The project started as CLI-first personal software and grew into a practical testbed for agentic workflows. The durable lesson has been that AI products are less about impressive one-off answers and more about boring reliability: source-of-truth discipline, safe writes, eval harnesses, recovery paths, and interfaces that make the right action easy for the agent.
Architecture
The public diagram below is intentionally simplified. It shows the setup without exposing private schemas, credentials, raw records, or operational secrets.
How the pieces fit
The CLI is the product's spine. Agents are encouraged to call commands instead of doing important reasoning from memory or raw database queries. That makes the system easier to test and gives the agent a smaller, more trustworthy surface.

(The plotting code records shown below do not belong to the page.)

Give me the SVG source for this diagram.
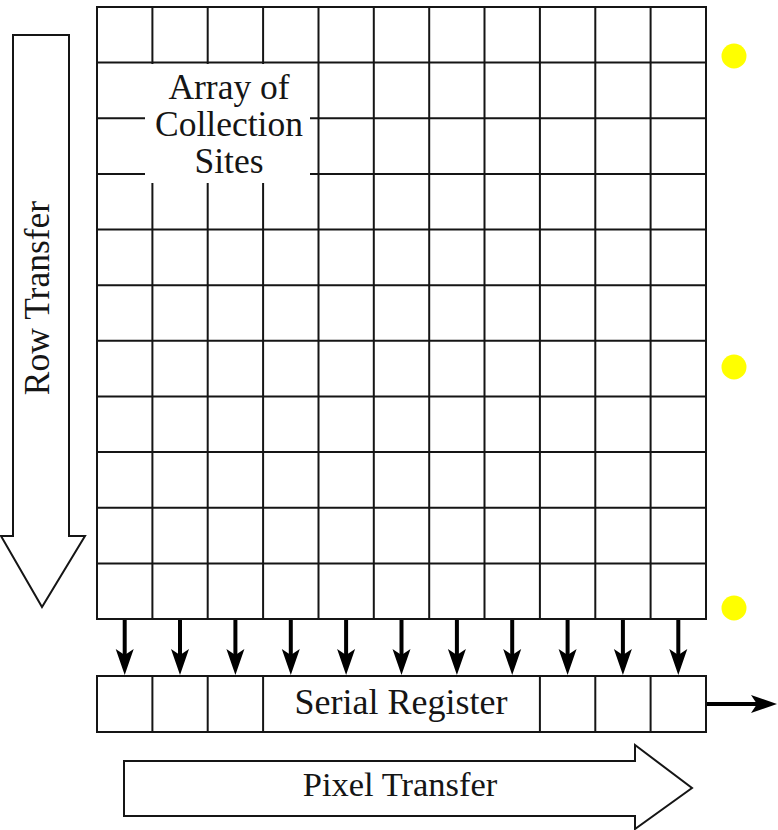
<svg xmlns="http://www.w3.org/2000/svg" width="778" height="830" viewBox="0 0 778 830">
  <defs>
    <style>
      .ln { stroke: #151515; stroke-width: 2; fill: none; }
      .box { stroke: #151515; stroke-width: 2; fill: #ffffff; }
      .big { stroke: #151515; stroke-width: 2; fill: #ffffff; stroke-linejoin: miter; }
      .lbl { font-family: "Liberation Serif", "Times New Roman", serif; fill: #151515; text-anchor: middle; }
      .arr { stroke: #000000; stroke-width: 4; fill: none; }
      .dot { fill: #ffff00; }
    </style>
    <marker id="ah" markerUnits="userSpaceOnUse" markerWidth="32" markerHeight="22" viewBox="-28 -11 32 22" refX="-15" refY="0" orient="auto">
      <path d="M0,0 L-26,-9 L-20,0 L-26,9 Z" fill="#000000"/>
    </marker>
  </defs>

  <g id="row-transfer">
    <polygon class="big" points="13,35 69,35 69,536 85,536 42,607 1,536 13,536"/>
    <text class="lbl" font-size="35.5" transform="translate(49,298) rotate(-90)">Row Transfer</text>
  </g>

  <g id="array">
    <rect class="box" x="97" y="7" width="609" height="612"/>
    <g class="ln">
      <line x1="152.4" y1="7" x2="152.4" y2="619"/>
      <line x1="207.7" y1="7" x2="207.7" y2="619"/>
      <line x1="263.1" y1="7" x2="263.1" y2="619"/>
      <line x1="318.5" y1="7" x2="318.5" y2="619"/>
      <line x1="373.8" y1="7" x2="373.8" y2="619"/>
      <line x1="429.2" y1="7" x2="429.2" y2="619"/>
      <line x1="484.5" y1="7" x2="484.5" y2="619"/>
      <line x1="539.9" y1="7" x2="539.9" y2="619"/>
      <line x1="595.3" y1="7" x2="595.3" y2="619"/>
      <line x1="650.6" y1="7" x2="650.6" y2="619"/>
      <line x1="97" y1="62.6" x2="706" y2="62.6"/>
      <line x1="97" y1="118.3" x2="706" y2="118.3"/>
      <line x1="97" y1="173.9" x2="706" y2="173.9"/>
      <line x1="97" y1="229.5" x2="706" y2="229.5"/>
      <line x1="97" y1="285.2" x2="706" y2="285.2"/>
      <line x1="97" y1="340.8" x2="706" y2="340.8"/>
      <line x1="97" y1="396.5" x2="706" y2="396.5"/>
      <line x1="97" y1="452.1" x2="706" y2="452.1"/>
      <line x1="97" y1="507.7" x2="706" y2="507.7"/>
      <line x1="97" y1="563.4" x2="706" y2="563.4"/>
    </g>
    <rect x="145" y="64" width="165" height="119" fill="#ffffff"/>
    <text class="lbl" font-size="35.5" x="229" y="99">Array of</text>
    <text class="lbl" font-size="35.5" x="229" y="136">Collection</text>
    <text class="lbl" font-size="35.5" x="229" y="173">Sites</text>
  </g>

  <g id="serial-register">
    <rect class="box" x="97" y="676" width="609" height="56"/>
    <g class="ln">
      <line x1="152.4" y1="676" x2="152.4" y2="732"/>
      <line x1="207.7" y1="676" x2="207.7" y2="732"/>
      <line x1="263.1" y1="676" x2="263.1" y2="732"/>
      <line x1="539.9" y1="676" x2="539.9" y2="732"/>
      <line x1="595.3" y1="676" x2="595.3" y2="732"/>
      <line x1="650.6" y1="676" x2="650.6" y2="732"/>
    </g>
    <text class="lbl" font-size="36" x="401" y="714">Serial Register</text>
  </g>

  <g id="pixel-transfer">
    <polygon class="big" points="124,761 635,761 635,745 692,788 635,829 635,816 124,816"/>
    <text class="lbl" font-size="34.5" x="400" y="796">Pixel Transfer</text>
  </g>

  <g id="dots">
    <circle class="dot" cx="734" cy="56" r="12.5"/>
    <circle class="dot" cx="734" cy="367" r="12.5"/>
    <circle class="dot" cx="734" cy="608" r="12.5"/>
  </g>

  <g id="connectors">
    <line class="arr" x1="124.7" y1="620" x2="124.7" y2="660" marker-end="url(#ah)"/>
    <line class="arr" x1="180" y1="620" x2="180" y2="660" marker-end="url(#ah)"/>
    <line class="arr" x1="235.4" y1="620" x2="235.4" y2="660" marker-end="url(#ah)"/>
    <line class="arr" x1="290.8" y1="620" x2="290.8" y2="660" marker-end="url(#ah)"/>
    <line class="arr" x1="346.1" y1="620" x2="346.1" y2="660" marker-end="url(#ah)"/>
    <line class="arr" x1="401.5" y1="620" x2="401.5" y2="660" marker-end="url(#ah)"/>
    <line class="arr" x1="456.9" y1="620" x2="456.9" y2="660" marker-end="url(#ah)"/>
    <line class="arr" x1="512.2" y1="620" x2="512.2" y2="660" marker-end="url(#ah)"/>
    <line class="arr" x1="567.6" y1="620" x2="567.6" y2="660" marker-end="url(#ah)"/>
    <line class="arr" x1="622.9" y1="620" x2="622.9" y2="660" marker-end="url(#ah)"/>
    <line class="arr" x1="678.3" y1="620" x2="678.3" y2="660" marker-end="url(#ah)"/>
    <line class="arr" x1="707" y1="704" x2="762" y2="704" marker-end="url(#ah)"/>
  </g>
</svg>
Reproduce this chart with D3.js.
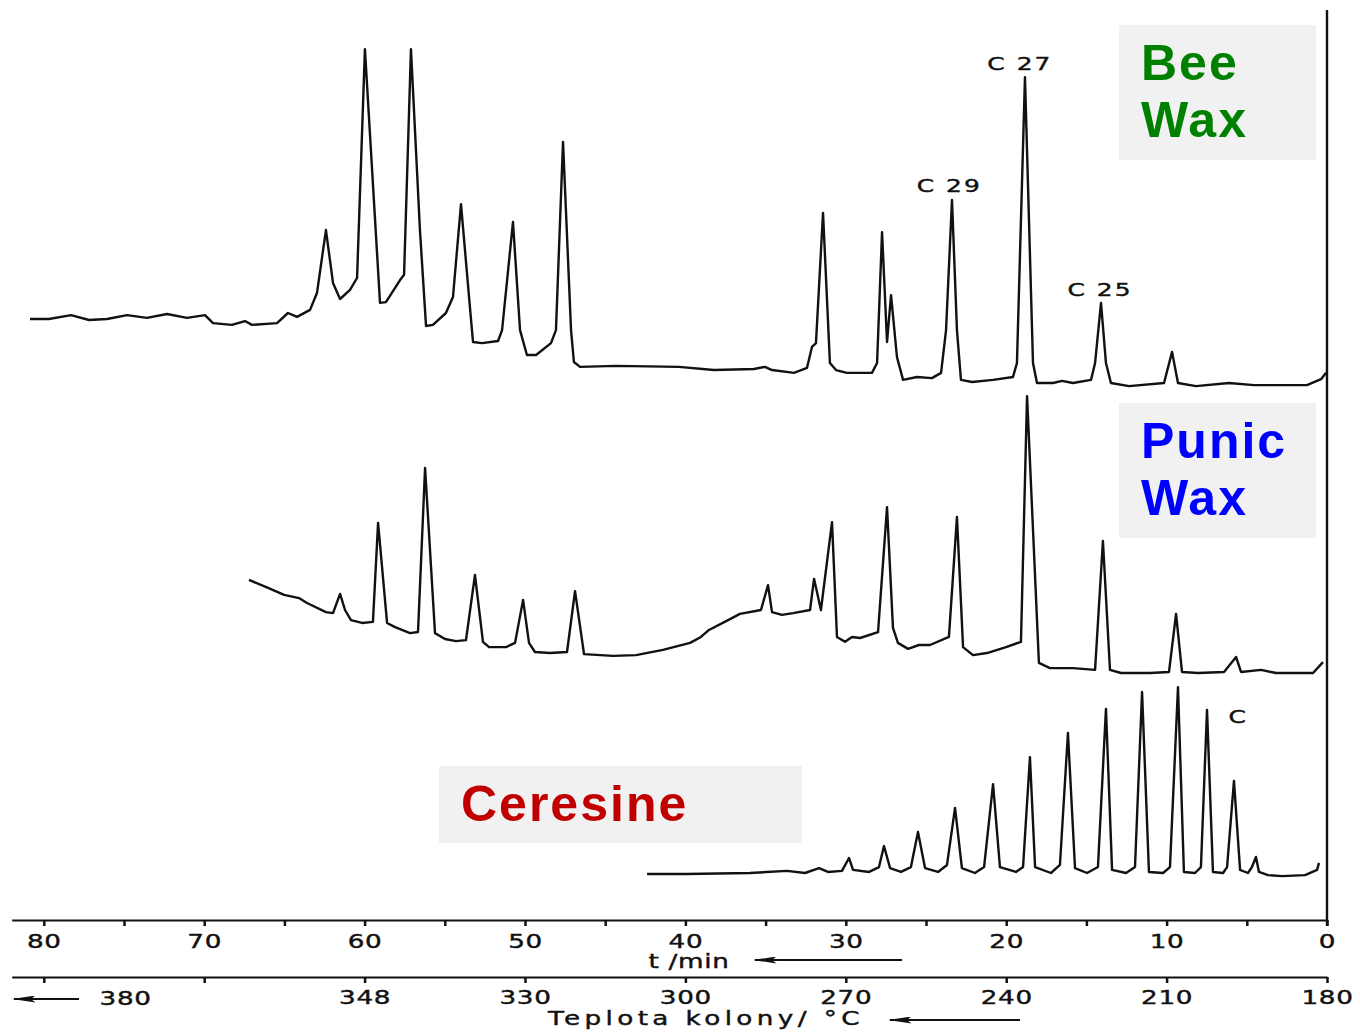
<!DOCTYPE html>
<html>
<head>
<meta charset="utf-8">
<script src="https://cdn.jsdelivr.net/npm/d3@7.9.0/dist/d3.min.js"></script>
<style>
  body { margin: 0; background: #fff; }
  svg { display: block; }
</style>
</head>
<body>
<svg id="chart" width="1360" height="1033"></svg>
<script>
// retention time (min), detector signal (relative units)
const beeWax = [
  [80.86, 20.3], [79.68, 20.3], [78.30, 21.4], [77.18, 20.0], [76.06, 20.3], [74.81, 21.4],
  [73.57, 20.6], [72.32, 21.7], [71.07, 20.6], [69.95, 21.4], [69.45, 19.1], [68.27, 18.6],
  [67.46, 19.7], [67.02, 18.6], [65.46, 19.1], [64.78, 22.0], [64.21, 20.9], [63.40, 22.9],
  [62.97, 27.7], [62.41, 45.7], [61.97, 30.6], [61.53, 26.0], [60.91, 28.6], [60.47, 32.0],
  [59.98, 97.4], [59.04, 24.9], [58.67, 25.1], [57.79, 31.4], [57.54, 32.9], [57.11, 97.4],
  [56.55, 45.7], [56.17, 18.3], [55.74, 18.6], [54.93, 22.0], [54.49, 26.6], [53.99, 53.1],
  [53.49, 26.6], [53.24, 13.7], [52.68, 13.4], [51.68, 14.0], [51.43, 17.1], [50.75, 48.0],
  [50.31, 17.1], [49.88, 10.0], [49.31, 10.0], [48.38, 13.4], [48.07, 17.1], [47.63, 70.9],
  [47.13, 17.1], [46.95, 8.0], [46.57, 6.6], [44.33, 6.9], [40.40, 6.6], [38.22, 5.7],
  [35.72, 6.0], [35.04, 6.6], [34.60, 5.7], [33.23, 4.9], [32.42, 6.3], [32.11, 12.3],
  [31.86, 13.4], [31.42, 50.6], [30.99, 7.7], [30.61, 5.7], [29.93, 4.9], [28.37, 4.9],
  [28.05, 7.7], [27.74, 45.1], [27.43, 13.7], [27.18, 27.1], [26.81, 9.4], [26.43, 2.9],
  [25.56, 3.7], [24.63, 3.4], [24.06, 4.9], [23.75, 17.1], [23.38, 54.3], [23.07, 17.1],
  [22.82, 2.9], [22.13, 2.3], [20.82, 2.9], [19.58, 3.7], [19.33, 7.7], [18.83, 89.4],
  [18.33, 7.7], [18.08, 2.0], [17.08, 2.0], [16.52, 2.6], [15.84, 2.0], [14.71, 2.9],
  [14.46, 7.7], [14.09, 24.9], [13.78, 7.7], [13.47, 2.0], [12.34, 1.1], [10.16, 2.0],
  [9.66, 10.9], [9.29, 2.0], [8.17, 1.1], [6.11, 2.0], [4.55, 1.4], [3.18, 1.4],
  [1.25, 1.4], [0.37, 3.1], [0.06, 4.9]
];

const punicWax = [
  [67.21, 28.6], [66.02, 26.3], [65.02, 24.3], [64.09, 23.4], [63.59, 22.0], [62.41, 19.4],
  [61.97, 19.1], [61.53, 24.6], [61.22, 20.0], [60.85, 17.1], [60.16, 16.3], [59.48, 16.6],
  [59.16, 44.9], [58.60, 16.3], [58.10, 15.1], [57.17, 13.4], [56.67, 13.7], [56.23, 60.6],
  [55.61, 13.4], [54.99, 11.7], [54.30, 11.1], [53.68, 11.4], [53.12, 30.0], [52.62, 10.9],
  [52.24, 9.4], [51.18, 9.4], [50.62, 10.6], [50.12, 22.9], [49.75, 10.6], [49.38, 8.0],
  [48.44, 7.7], [47.38, 8.0], [46.88, 25.4], [46.32, 7.4], [44.51, 6.9], [43.08, 7.1],
  [41.40, 8.6], [39.71, 10.6], [39.03, 12.3], [38.53, 14.3], [37.34, 17.1], [36.60, 18.9],
  [35.29, 20.0], [34.85, 27.1], [34.60, 19.4], [33.98, 18.6], [33.29, 19.1], [32.23, 20.0],
  [31.98, 28.9], [31.55, 20.0], [30.86, 45.1], [30.55, 12.3], [30.05, 10.9], [29.61, 12.3],
  [29.11, 12.0], [27.99, 13.7], [27.43, 49.4], [27.06, 14.9], [26.75, 10.6], [26.12, 8.9],
  [25.44, 10.0], [24.75, 10.0], [23.57, 12.3], [23.07, 46.6], [22.69, 9.4], [22.07, 7.1],
  [21.20, 7.7], [20.01, 9.4], [19.08, 10.9], [18.70, 81.1], [17.96, 4.9], [17.27, 3.4],
  [15.84, 3.4], [14.46, 2.9], [13.97, 39.7], [13.53, 2.9], [12.84, 2.0], [11.04, 2.0],
  [9.85, 2.3], [9.41, 18.9], [9.04, 2.3], [8.04, 2.0], [6.42, 2.3], [5.67, 6.6],
  [5.36, 2.3], [4.11, 2.9], [3.18, 2.0], [0.87, 2.0], [0.25, 5.1]
];

const ceresine = [
  [42.39, 1.7], [39.96, 1.7], [35.97, 2.0], [33.67, 2.6], [32.54, 2.0], [31.67, 3.4],
  [31.11, 2.3], [30.24, 2.6], [29.80, 6.3], [29.55, 2.9], [28.55, 2.3], [27.93, 3.7],
  [27.62, 9.7], [27.24, 3.4], [26.56, 2.3], [25.94, 3.7], [25.50, 13.7], [25.06, 3.4],
  [24.25, 2.3], [23.69, 4.3], [23.19, 20.6], [22.76, 3.4], [21.95, 2.0], [21.38, 3.7],
  [20.82, 27.4], [20.39, 3.7], [19.39, 2.3], [18.95, 3.7], [18.52, 35.1], [18.20, 3.7],
  [17.21, 2.0], [16.65, 4.3], [16.15, 42.0], [15.71, 3.4], [14.96, 2.0], [14.28, 3.7],
  [13.78, 48.9], [13.40, 2.9], [12.53, 2.0], [11.97, 3.7], [11.53, 53.7], [11.10, 2.3],
  [10.22, 2.0], [9.79, 3.7], [9.29, 55.1], [8.92, 2.3], [8.23, 2.0], [7.86, 3.7],
  [7.48, 48.6], [7.11, 2.3], [6.48, 2.0], [6.23, 3.7], [5.80, 28.3], [5.42, 2.9],
  [4.93, 2.0], [4.68, 3.7], [4.43, 6.6], [4.24, 2.3], [3.68, 1.4], [2.81, 1.1],
  [1.37, 1.4], [0.62, 2.9], [0.50, 4.9]
];

const timeTicks = d3.range(0, 81, 5);
const timeLabelled = [0, 10, 20, 30, 40, 50, 60, 70, 80];
const tempTicks = [0, 10, 20, 30, 40, 50, 60, 70, 80];
const tempLabels = ['180', '210', '240', '270', '300', '330', '348', '', ''];
const lastTemp = { t: 74.9, label: '380' };

const beeLabels = [
  { t: 23.55, s: 56.5, text: 'C 29' },
  { t: 19.15, s: 91.5, text: 'C 27' },
  { t: 14.15, s: 27.0, text: 'C 25' }
];
const ceresineLabels = [{ t: 5.6, s: 45, text: 'C' }];

const svg = d3.select('#chart');

const x = d3.scaleLinear().domain([0, 82]).range([1327, 1327 - 82 * 16.04]);

// one vertical band per trace, same signal scale
const yBee = d3.scaleLinear().domain([0, 100]).range([390, 40]);
const yPunic = d3.scaleLinear().domain([0, 100]).range([680, 330]);
const yCer = d3.scaleLinear().domain([0, 100]).range([880, 530]);

const traces = [
  { data: beeWax, y: yBee },
  { data: punicWax, y: yPunic },
  { data: ceresine, y: yCer }
];

const ink = '#111';
const labelFont = 'DejaVu Sans, sans-serif';
const stretch = 1.38; // the scanned lettering is much wider than DejaVu

// slim arrow head, tip at the end of the line
svg.append('defs').append('marker')
  .attr('id', 'arrow')
  .attr('viewBox', '0 0 10 10')
  .attr('refX', 9).attr('refY', 5)
  .attr('markerWidth', 24).attr('markerHeight', 7)
  .attr('preserveAspectRatio', 'none')
  .attr('markerUnits', 'userSpaceOnUse')
  .attr('orient', 'auto')
  .append('path')
  .attr('d', 'M10,5 L0,0 L2,5 L0,10 Z')
  .attr('fill', ink);

// label boxes
const boxes = [
  { x: 1119, y: 25, w: 197, h: 135, lines: ['Bee', 'Wax'], color: '#008000', tx: 1141, ty: [80, 137] },
  { x: 1119, y: 403, w: 197, h: 135, lines: ['Punic', 'Wax'], color: '#0000ff', tx: 1141, ty: [458, 515] },
  { x: 439, y: 766, w: 363, h: 77, lines: ['Ceresine'], color: '#c00000', tx: 461, ty: [821] }
];
boxes.forEach(b => {
  svg.append('rect')
    .attr('x', b.x).attr('y', b.y).attr('width', b.w).attr('height', b.h)
    .attr('fill', '#f1f1f1');
  b.lines.forEach((line, i) => {
    svg.append('text')
      .attr('x', b.tx).attr('y', b.ty[i])
      .attr('font-family', 'Liberation Sans, Arial, sans-serif')
      .attr('font-weight', 'bold')
      .attr('font-size', 50)
      .attr('letter-spacing', 2)
      .attr('fill', b.color)
      .text(line);
  });
});

const line = d3.line().x(d => x(d[0]));

traces.forEach(tr => {
  svg.append('path')
    .datum(tr.data)
    .attr('d', line.y(d => tr.y(d[1])))
    .attr('fill', 'none')
    .attr('stroke', ink)
    .attr('stroke-width', 2.4)
    .attr('stroke-linejoin', 'round');
});

// wide lettering helper: text is drawn at origin and stretched horizontally
function wideText(g, px, py, str, size, anchor, spacing) {
  return g.append('text')
    .attr('transform', `translate(${px},${py}) scale(${stretch},1)`)
    .attr('text-anchor', anchor)
    .attr('font-family', labelFont)
    .attr('font-size', size)
    .attr('letter-spacing', spacing)
    .attr('fill', ink)
    .attr('stroke', ink).attr('stroke-width', 0.4)
    .text(str);
}

beeLabels.forEach(d => wideText(svg, x(d.t), yBee(d.s), d.text, 18, 'middle', 1.5));
ceresineLabels.forEach(d => wideText(svg, x(d.t), yCer(d.s), d.text, 18, 'middle', 0));

// right-hand frame line (t = 0 injection)
svg.append('line')
  .attr('x1', x(0)).attr('x2', x(0))
  .attr('y1', 10).attr('y2', 926)
  .attr('stroke', ink).attr('stroke-width', 2.4);

// time axis
const timeAxis = d3.axisBottom(x)
  .tickValues(timeTicks)
  .tickSize(6)
  .tickSizeOuter(0)
  .tickPadding(9)
  .tickFormat(d => timeLabelled.includes(d) ? d : '');

const gTime = svg.append('g')
  .attr('transform', 'translate(0,920)')
  .call(timeAxis);

// temperature axis
const tempAxis = d3.axisBottom(x)
  .tickValues(tempTicks)
  .tickSize(6)
  .tickSizeOuter(0)
  .tickPadding(8)
  .tickFormat((d, i) => tempLabels[i]);

const gTemp = svg.append('g')
  .attr('transform', 'translate(0,977)')
  .call(tempAxis);

[gTime, gTemp].forEach(g => {
  g.select('.domain').attr('stroke', ink).attr('stroke-width', 2);
  g.selectAll('.tick line').attr('stroke', ink).attr('stroke-width', 2.5);
  g.selectAll('.tick text')
    .attr('font-family', labelFont)
    .attr('font-size', 19)
    .attr('letter-spacing', 0.5)
    .attr('fill', ink)
    .attr('stroke', ink).attr('stroke-width', 0.4)
    .attr('transform', `scale(${stretch},1)`);
});

// last temperature with arrow
svg.append('line')
  .attr('x1', 79).attr('x2', 14)
  .attr('y1', 999).attr('y2', 999)
  .attr('stroke', ink).attr('stroke-width', 2)
  .attr('marker-end', 'url(#arrow)');
wideText(svg, x(lastTemp.t), 1005, lastTemp.label, 19, 'middle', 0.5);

// axis titles with arrows
wideText(svg, 689, 968, 't /min', 19, 'middle', 0.5);
svg.append('line')
  .attr('x1', 902).attr('x2', 755)
  .attr('y1', 960).attr('y2', 960)
  .attr('stroke', ink).attr('stroke-width', 2)
  .attr('marker-end', 'url(#arrow)');

wideText(svg, 548, 1025, 'Teplota  kolony/ °C', 19, 'start', 3.2);
svg.append('line')
  .attr('x1', 1020).attr('x2', 890)
  .attr('y1', 1020).attr('y2', 1020)
  .attr('stroke', ink).attr('stroke-width', 2)
  .attr('marker-end', 'url(#arrow)');
</script>
</body>
</html>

The Azure VM runs the always-on pieces: scheduled jobs, a daemon, health checks, and notifications. The VM is not interesting because it is complex. It is interesting because it forces product questions: what should run automatically, what should require confirmation, and what should still work when the AI layer is unavailable?
The eval harness exists because prompts alone were not enough. Atlas replays real failure shapes, checks source-of-truth behavior, and catches cases where the agent sounds right but uses the wrong path. Over time, the evals became as important as the agent itself.
Product questions Atlas keeps raising
- How do you make a tool the path of least resistance for an agent?
- When should an AI ask for confirmation before writing data?
- How do you evaluate behavior that happens in files or side effects, not chat?
- What belongs in always-loaded context, and what belongs in a command?
- How do you design recovery when the AI is the thing that failed?